● **Exercise instructions**: Write the records below out again exactly as given, with no images.

## START Listing

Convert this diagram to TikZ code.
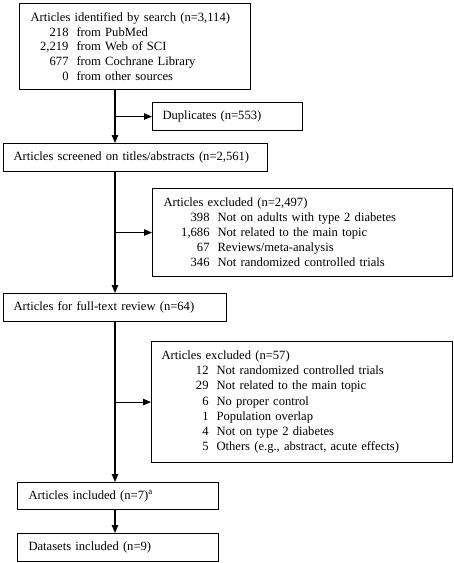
\documentclass[tikz,border=0pt]{standalone}
\usepackage{fontspec}
\setmainfont{Liberation Serif}
\usetikzlibrary{arrows.meta}
\newcommand{\numrow}[2]{\makebox[#1][r]{#2}\hspace{8pt}}
\begin{document}
\begin{tikzpicture}[x=1pt,y=-1pt,
  box/.style={draw, line width=1.1pt, anchor=north west, inner ysep=0pt,
    align=left, font=\fontsize{12.6}{15}\selectfont},
  arr/.style={line width=1.1pt, -{Triangle[length=8pt,width=6.5pt]}}]
\useasboundingbox (0,0) rectangle (454,563);
\node[box, inner xsep=11pt, text width=209pt, minimum height=86pt,
  font=\fontsize{12.6}{14.6}\selectfont] (b1) at (19,3)
  {Articles identified by search (n=3,114)\\
   \numrow{38pt}{218}from PubMed\\
   \numrow{38pt}{2,219}from Web of SCI\\
   \numrow{38pt}{677}from Cochrane Library\\
   \numrow{38pt}{0}from other sources};
\node[box, inner xsep=10pt, text width=130pt, minimum height=28pt] (dup) at (152,102)
  {Duplicates (n=553)};
\node[box, inner xsep=10pt, text width=244pt, minimum height=28pt] (scr) at (3,143)
  {Articles screened on titles/abstracts (n=2,561)};
\node[box, inner xsep=11pt, text width=278pt, minimum height=88pt] (ex1) at (152,188)
  {Articles excluded (n=2,497)\\
   \numrow{46pt}{398}Not on adults with type 2 diabetes\\
   \numrow{46pt}{1,686}Not related to the main topic\\
   \numrow{46pt}{67}Reviews/meta-analysis\\
   \numrow{46pt}{346}Not randomized controlled trials};
\node[box, inner xsep=10pt, text width=203pt, minimum height=28pt] (full) at (3,293)
  {Articles for full-text review (n=64)};
\node[box, inner xsep=10pt, text width=281pt, minimum height=121pt,
  font=\fontsize{12.6}{15.3}\selectfont] (ex2) at (151,341)
  {Articles excluded (n=57)\\
   \numrow{47pt}{12}Not randomized controlled trials\\
   \numrow{47pt}{29}Not related to the main topic\\
   \numrow{47pt}{6}No proper control\\
   \numrow{47pt}{1}Population overlap\\
   \numrow{47pt}{4}Not on type 2 diabetes\\
   \numrow{47pt}{5}Others (e.g., abstract, acute effects)};
\node[box, inner xsep=11pt, text width=179pt, minimum height=27pt] (inc) at (17,482)
  {Articles included (n=7)\textsuperscript{a}};
\node[box, inner xsep=11pt, text width=179pt, minimum height=28pt] (dat) at (17,533)
  {Datasets included (n=9)};
\coordinate (t) at (115,0);
\draw[arr] (t |- b1.south) -- (t |- scr.north);
\draw[arr] (t |- dup.west) -- (dup.west);
\draw[arr] (t |- scr.south) -- (t |- full.north);
\draw[arr] (t |- ex1.west) -- (ex1.west);
\draw[arr] (t |- full.south) -- (t |- inc.north);
\draw[arr] (t |- ex2.west) -- (ex2.west);
\draw[arr] (t |- inc.south) -- (t |- dat.north);
\end{tikzpicture}
\end{document}
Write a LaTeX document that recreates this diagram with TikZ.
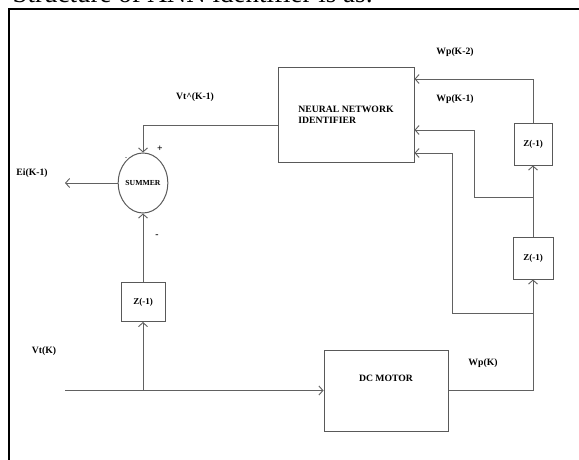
\documentclass[tikz,border=0pt]{standalone}
\usepackage{fontspec}
\setmainfont{Liberation Serif}
\usetikzlibrary{positioning,arrows.meta,shapes.geometric}

\begin{document}
\begin{tikzpicture}[
  x=1pt,y=-1pt,
  font=\fontsize{9.7}{11}\selectfont\bfseries,
  blk/.style={draw=black!65,line width=1pt,inner sep=0pt},
  zbox/.style={draw=black!65,line width=1pt,minimum width=40pt,minimum height=41pt,inner sep=0pt,font=\fontsize{9}{10}\selectfont\bfseries},
  sumnode/.style={ellipse,draw=black!65,line width=1pt,inner sep=0pt,font=\fontsize{7.7}{9}\selectfont\bfseries},
  wire/.style={draw=black!62,line width=0.9pt,-{Straight Barb[length=4pt,width=9pt]}},
]
  \useasboundingbox (0,0) rectangle (579,460);
  \fill[white] (0,0) rectangle (579,460);
  \node[anchor=base west,font=\fontsize{27}{30}\selectfont] (title) at (9,3) {Structure of ANN identifier is as:};
  \draw[line width=2pt] (9,462) -- (9,9) -- (581,9);

  % blocks
  \node[blk,minimum width=136pt,minimum height=94pt,align=left] (nn) at (346,115) {NEURAL NETWORK\\IDENTIFIER};
  \node[sumnode,minimum width=42pt,minimum height=60pt] (sum) at (143,183) {SUMMER};
  \node[zbox,minimum width=44pt,minimum height=39pt] (zl) at (143,302) {Z(-1)};
  \node[zbox,minimum width=38pt] (zu) at (533,144.5) {Z(-1)};
  \node[zbox,minimum height=42pt] (zm) at (533,258) {Z(-1)};
  \node[blk,minimum width=124pt,minimum height=81pt,label={[yshift=12pt]center:DC MOTOR}] (motor) at (386,390.5) {};

  % signal labels
  \node (vthat) at (195,97) {Vt\textasciicircum(K-1)};
  \node (wp2) at (455,52) {Wp(K-2)};
  \node (wp1) at (455,99) {Wp(K-1)};
  \node (ei) at (32,173) {Ei(K-1)};
  \node (vt) at (44,351) {Vt(K)};
  \node (wp) at (483,363) {Wp(K)};
  \node (plus) at (160,149) {+};
  \node[font=\fontsize{6}{7}\selectfont] (mtop) at (126,159) {-};
  \node (mbot) at (157,236) {-};

  \coordinate (vtin) at (65,390.5);
  \coordinate (tap) at (143,390.5);
  \coordinate (eiout) at (65,183);
  \coordinate (j1) at (533,313);
  \coordinate (c3) at (452,153);
  \coordinate (j2) at (533,197);
  \coordinate (c2) at (474,130);

  % connectors
  \draw[wire] ([yshift=-10pt]nn.west) -| (sum.north);
  \draw[wire] (sum.west) -- (eiout);
  \draw[wire] (zl.north) -- (sum.south);
  \draw[wire] (vtin) -- (motor.west);
  \draw[wire] (tap) -- (zl.south);
  \draw[wire] (motor.east) -| (zm.south);
  \draw[wire] (j1) -| (c3) -- (c3 -| nn.east);
  \draw[wire] (zm.north) -- (j2) -| (c2) -- (c2 -| nn.east);
  \draw[wire] (j2) -- (zu.south);
  \draw[wire] (zu.north) |- ([yshift=36pt]nn.east);
\end{tikzpicture}
\end{document}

## END Listing

● **Result**:
Convert this diagram to TikZ code.
\documentclass[tikz,border=0pt]{standalone}
\usepackage{fontspec}
\setmainfont{Liberation Serif}
\usetikzlibrary{arrows.meta}
\newcommand{\numrow}[2]{\makebox[#1][r]{#2}\hspace{8pt}}
\begin{document}
\begin{tikzpicture}[x=1pt,y=-1pt,
  box/.style={draw, line width=1.1pt, anchor=north west, inner ysep=0pt,
    align=left, font=\fontsize{12.6}{15}\selectfont},
  arr/.style={line width=1.1pt, -{Triangle[length=8pt,width=6.5pt]}}]
\useasboundingbox (0,0) rectangle (454,563);
\node[box, inner xsep=11pt, text width=209pt, minimum height=86pt,
  font=\fontsize{12.6}{14.6}\selectfont] (b1) at (19,3)
  {Articles identified by search (n=3,114)\\
   \numrow{38pt}{218}from PubMed\\
   \numrow{38pt}{2,219}from Web of SCI\\
   \numrow{38pt}{677}from Cochrane Library\\
   \numrow{38pt}{0}from other sources};
\node[box, inner xsep=10pt, text width=130pt, minimum height=28pt] (dup) at (152,102)
  {Duplicates (n=553)};
\node[box, inner xsep=10pt, text width=244pt, minimum height=28pt] (scr) at (3,143)
  {Articles screened on titles/abstracts (n=2,561)};
\node[box, inner xsep=11pt, text width=278pt, minimum height=88pt] (ex1) at (152,188)
  {Articles excluded (n=2,497)\\
   \numrow{46pt}{398}Not on adults with type 2 diabetes\\
   \numrow{46pt}{1,686}Not related to the main topic\\
   \numrow{46pt}{67}Reviews/meta-analysis\\
   \numrow{46pt}{346}Not randomized controlled trials};
\node[box, inner xsep=10pt, text width=203pt, minimum height=28pt] (full) at (3,293)
  {Articles for full-text review (n=64)};
\node[box, inner xsep=10pt, text width=281pt, minimum height=121pt,
  font=\fontsize{12.6}{15.3}\selectfont] (ex2) at (151,341)
  {Articles excluded (n=57)\\
   \numrow{47pt}{12}Not randomized controlled trials\\
   \numrow{47pt}{29}Not related to the main topic\\
   \numrow{47pt}{6}No proper control\\
   \numrow{47pt}{1}Population overlap\\
   \numrow{47pt}{4}Not on type 2 diabetes\\
   \numrow{47pt}{5}Others (e.g., abstract, acute effects)};
\node[box, inner xsep=11pt, text width=179pt, minimum height=27pt] (inc) at (17,482)
  {Articles included (n=7)\textsuperscript{a}};
\node[box, inner xsep=11pt, text width=179pt, minimum height=28pt] (dat) at (17,533)
  {Datasets included (n=9)};
\coordinate (t) at (115,0);
\draw[arr] (t |- b1.south) -- (t |- scr.north);
\draw[arr] (t |- dup.west) -- (dup.west);
\draw[arr] (t |- scr.south) -- (t |- full.north);
\draw[arr] (t |- ex1.west) -- (ex1.west);
\draw[arr] (t |- full.south) -- (t |- inc.north);
\draw[arr] (t |- ex2.west) -- (ex2.west);
\draw[arr] (t |- inc.south) -- (t |- dat.north);
\end{tikzpicture}
\end{document}
Write a LaTeX document that recreates this diagram with TikZ.
\documentclass[tikz,border=0pt]{standalone}
\usepackage{fontspec}
\setmainfont{Liberation Serif}
\usetikzlibrary{positioning,arrows.meta,shapes.geometric}

\begin{document}
\begin{tikzpicture}[
  x=1pt,y=-1pt,
  font=\fontsize{9.7}{11}\selectfont\bfseries,
  blk/.style={draw=black!65,line width=1pt,inner sep=0pt},
  zbox/.style={draw=black!65,line width=1pt,minimum width=40pt,minimum height=41pt,inner sep=0pt,font=\fontsize{9}{10}\selectfont\bfseries},
  sumnode/.style={ellipse,draw=black!65,line width=1pt,inner sep=0pt,font=\fontsize{7.7}{9}\selectfont\bfseries},
  wire/.style={draw=black!62,line width=0.9pt,-{Straight Barb[length=4pt,width=9pt]}},
]
  \useasboundingbox (0,0) rectangle (579,460);
  \fill[white] (0,0) rectangle (579,460);
  \node[anchor=base west,font=\fontsize{27}{30}\selectfont] (title) at (9,3) {Structure of ANN identifier is as:};
  \draw[line width=2pt] (9,462) -- (9,9) -- (581,9);

  % blocks
  \node[blk,minimum width=136pt,minimum height=94pt,align=left] (nn) at (346,115) {NEURAL NETWORK\\IDENTIFIER};
  \node[sumnode,minimum width=42pt,minimum height=60pt] (sum) at (143,183) {SUMMER};
  \node[zbox,minimum width=44pt,minimum height=39pt] (zl) at (143,302) {Z(-1)};
  \node[zbox,minimum width=38pt] (zu) at (533,144.5) {Z(-1)};
  \node[zbox,minimum height=42pt] (zm) at (533,258) {Z(-1)};
  \node[blk,minimum width=124pt,minimum height=81pt,label={[yshift=12pt]center:DC MOTOR}] (motor) at (386,390.5) {};

  % signal labels
  \node (vthat) at (195,97) {Vt\textasciicircum(K-1)};
  \node (wp2) at (455,52) {Wp(K-2)};
  \node (wp1) at (455,99) {Wp(K-1)};
  \node (ei) at (32,173) {Ei(K-1)};
  \node (vt) at (44,351) {Vt(K)};
  \node (wp) at (483,363) {Wp(K)};
  \node (plus) at (160,149) {+};
  \node[font=\fontsize{6}{7}\selectfont] (mtop) at (126,159) {-};
  \node (mbot) at (157,236) {-};

  \coordinate (vtin) at (65,390.5);
  \coordinate (tap) at (143,390.5);
  \coordinate (eiout) at (65,183);
  \coordinate (j1) at (533,313);
  \coordinate (c3) at (452,153);
  \coordinate (j2) at (533,197);
  \coordinate (c2) at (474,130);

  % connectors
  \draw[wire] ([yshift=-10pt]nn.west) -| (sum.north);
  \draw[wire] (sum.west) -- (eiout);
  \draw[wire] (zl.north) -- (sum.south);
  \draw[wire] (vtin) -- (motor.west);
  \draw[wire] (tap) -- (zl.south);
  \draw[wire] (motor.east) -| (zm.south);
  \draw[wire] (j1) -| (c3) -- (c3 -| nn.east);
  \draw[wire] (zm.north) -- (j2) -| (c2) -- (c2 -| nn.east);
  \draw[wire] (j2) -- (zu.south);
  \draw[wire] (zu.north) |- ([yshift=36pt]nn.east);
\end{tikzpicture}
\end{document}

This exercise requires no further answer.